Nederland was twee jaar geleden niet voorbereid op de val van de Afghaanse hoofdstad Kabul en de evacuaties uit Afghanistan. Volgens het AD staat dat in een rapport van een commissie onder leiding van oud-topambtenaar Ruys. De commissie zou hebben vastgesteld dat de samenwerking tussen de ministeries van Buitenlandse Zaken en Defensie stroef verliep.
Ook zou er sprake zijn geweest van “te positief wensdenken” en van een “collectieve inschattingsfout” van Nederland en andere landen over het tempo waarmee de taliban de macht zouden overnemen in Kabul
Het kabinet stelde de commissie vorig jaar in. Doel was om onafhankelijk onderzoek te doen naar de Nederlandse evacuatie-operatie in de zomer van 2021. Daarbij moest ook aandacht worden besteed aan de Nederlandse inlichtingenpositie en de communicatie tussen de betrokken ministeries.
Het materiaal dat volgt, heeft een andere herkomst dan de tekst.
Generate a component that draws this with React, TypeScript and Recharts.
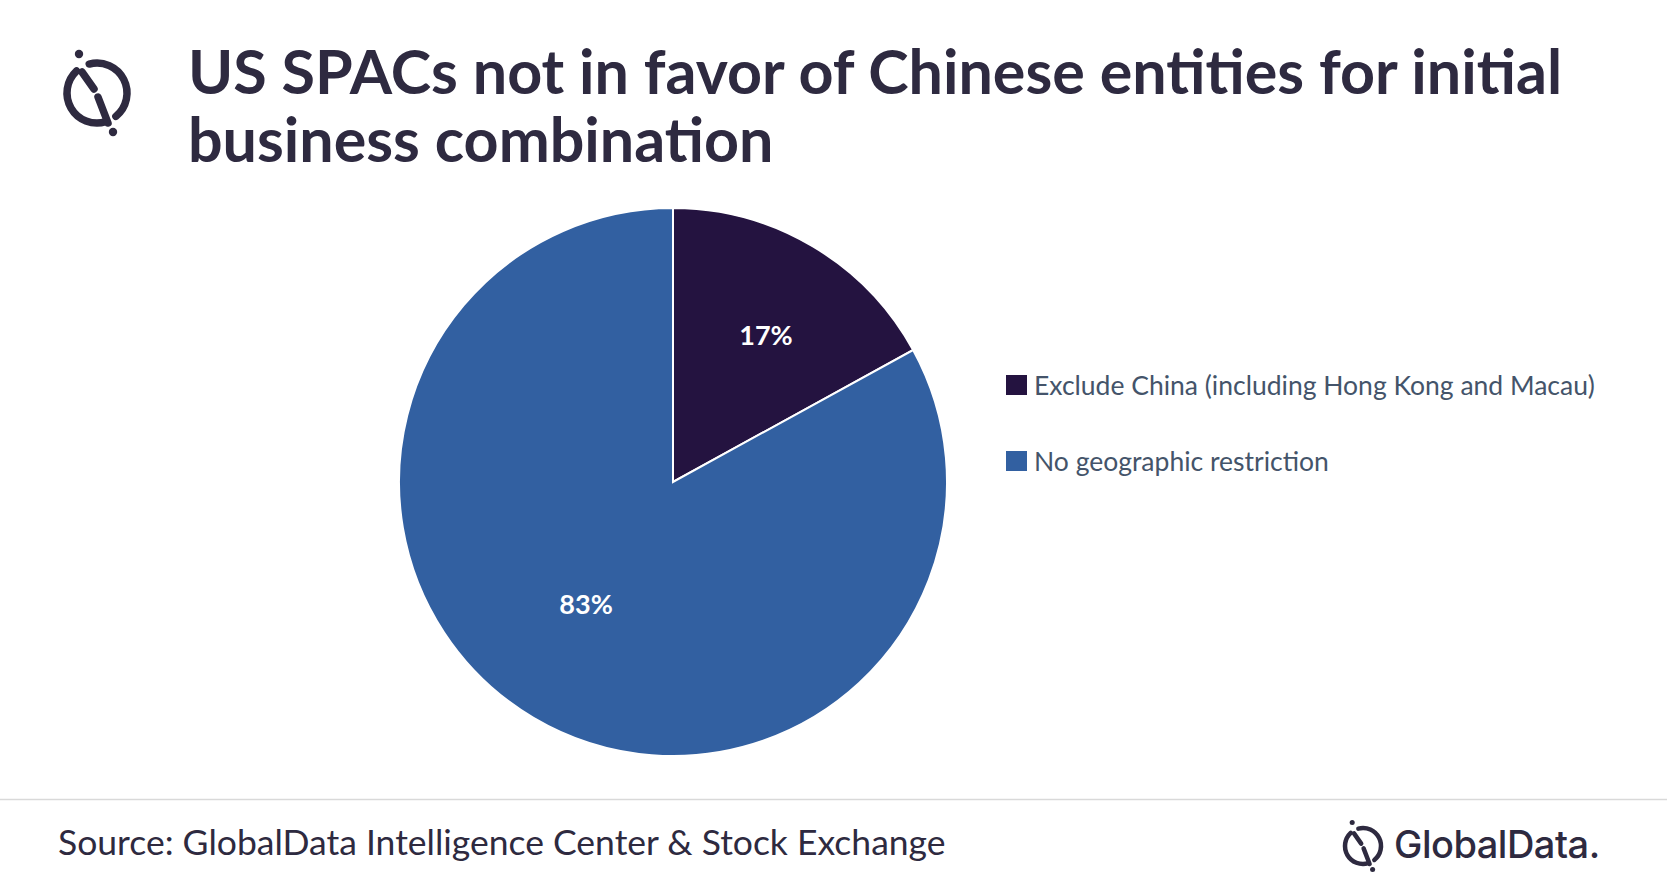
import { PieChart, Pie, Cell, Legend } from 'recharts';

const categories = ['Exclude China (including Hong Kong and Macau)', 'No geographic restriction'];
const shares = [17, 83];
const sliceColors = ['#241340', '#3260A1'];

const titleLines = ['US SPACs not in favor of Chinese entities for initial', 'business combination'];
const sourceText = 'Source: GlobalData Intelligence Center & Stock Exchange';
const brandText = 'GlobalData.';

const data = categories.map((name, i) => ({ name, value: shares[i] }));

const RADIAN = Math.PI / 180;
// Excel puts the labels at slightly different spots inside each slice
const labelDepth = [0.635, 0.545];
const labelShift = [-1.7, -5];

const ink = '#2E2A40';

function renderLabel(props: any) {
  const { cx, cy, midAngle, outerRadius, index, value } = props;
  const r = outerRadius * labelDepth[index];
  const a = midAngle + labelShift[index];
  const x = cx + r * Math.cos(-a * RADIAN);
  const y = cy + r * Math.sin(-a * RADIAN);
  return (
    <text
      x={x}
      y={y}
      fill="#fff"
      textAnchor="middle"
      dominantBaseline="central"
      style={{ fontFamily: 'Lato', fontWeight: 700, fontSize: 27 }}
    >
      {value}%
    </text>
  );
}

function LegendContent(props: any) {
  const { payload = [] } = props;
  return (
    <div style={{ fontFamily: 'Lato', fontSize: 26.5, color: '#44546A' }}>
      {payload.map((p: any) => (
        <div key={p.value} style={{ display: 'flex', alignItems: 'center', height: 76 }}>
          <span style={{ width: 21, height: 20, background: p.color, marginRight: 7, flex: 'none' }} />
          <span style={{ whiteSpace: 'nowrap' }}>{p.value}</span>
        </div>
      ))}
    </div>
  );
}

function Logo({ x, y, s }: { x: number; y: number; s: number }) {
  const R = 30;
  const pt = (deg: number) => [R * Math.cos(deg * RADIAN), R * Math.sin(deg * RADIAN)];
  const [a1x, a1y] = pt(227);
  const [a2x, a2y] = pt(73);
  const [b1x, b1y] = pt(255);
  const [b2x, b2y] = pt(51);
  return (
    <g transform={`translate(${x},${y}) scale(${s})`} stroke={ink} strokeWidth={7.5} strokeLinecap="round" fill="none">
      <path d={`M${a1x},${a1y} A${R},${R} 0 0 0 ${a2x},${a2y}`} />
      <path d={`M${b1x},${b1y} A${R},${R} 0 0 1 ${b2x},${b2y}`} />
      <line x1={-15} y1={-21} x2={-3} y2={-4} />
      <line x1={1} y1={4} x2={11} y2={30} />
      <circle cx={-18} cy={-39} r={4.2} fill={ink} stroke="none" />
      <circle cx={16} cy={39} r={4.2} fill={ink} stroke="none" />
    </g>
  );
}

export default function App() {
  return (
    <div
      style={{
        position: 'absolute',
        left: 0,
        top: 0,
        width: 1667,
        height: 894,
        background: '#fff',
        overflow: 'hidden',
      }}
    >
      <PieChart width={1667} height={894} margin={{ top: 0, right: 0, bottom: 0, left: 0 }}>
        <Pie
          data={data}
          dataKey="value"
          nameKey="name"
          cx={673}
          cy={482}
          outerRadius={274}
          startAngle={90}
          endAngle={-270}
          stroke="#fff"
          strokeWidth={2}
          label={renderLabel}
          labelLine={false}
          isAnimationActive={false}
        >
          {data.map((d, i) => (
            <Cell key={d.name} fill={sliceColors[i]} />
          ))}
        </Pie>
        <Legend
          layout="vertical"
          align="right"
          verticalAlign="middle"
          content={<LegendContent />}
          wrapperStyle={{ left: 1006, top: 347, width: 650 }}
        />
      </PieChart>

      <svg width={1667} height={894} style={{ position: 'absolute', left: 0, top: 0, pointerEvents: 'none' }}>
        <Logo x={97} y={93} s={1} />
        {titleLines.map((t, i) => (
          <text key={t} x={188} y={94 + i * 68} fill={ink} style={{ fontFamily: 'Lato', fontWeight: 700, fontSize: 61 }}>
            {t}
          </text>
        ))}
        <line x1={0} y1={799.5} x2={1667} y2={799.5} stroke="#D9D9D9" strokeWidth={1.5} />
        <text x={58} y={855} fill={ink} style={{ fontFamily: 'Lato', fontSize: 35.5 }}>
          {sourceText}
        </text>
        <Logo x={1363} y={846} s={0.6} />
        <text x={1394} y={858} fill={ink} style={{ fontFamily: 'Inter', fontWeight: 500, fontSize: 38, letterSpacing: -0.5 }}>
          {brandText}
        </text>
      </svg>
    </div>
  );
}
Dat de evacuatie van Nederlanders en Afghanen die voor Nederland hebben gewerkt chaotisch verliep, werd kort na de val van Kabul al duidelijk. In de nasleep daarvan traden in september 2021 de ministers Kaag (Buitenlandse Zaken) en Bijleveld (Defensie) af, nadat moties van afkeuring tegen hen waren aangenomen. Het kabinet-Rutte III was toen al demissionair.
Kaag zei destijds in de Tweede Kamer dat “wij kennelijk een blinde vlek hebben gehad” voor hoe erg het was en hoe snel het zo erg zou worden. Volgens haar was het kabinet ook verrast door de zwakte van de Afghaanse strijdkrachten.
Het AD meldt dat de commissie de voorbereiding van de evacuaties als te beperkt en te laat kenmerkt. Ook zou Buitenlandse Zaken het aantal mensen dat moest worden geëvacueerd veel te laag hebben ingeschat.
Het rapport van de commissie-Ruys wordt morgen gepresenteerd.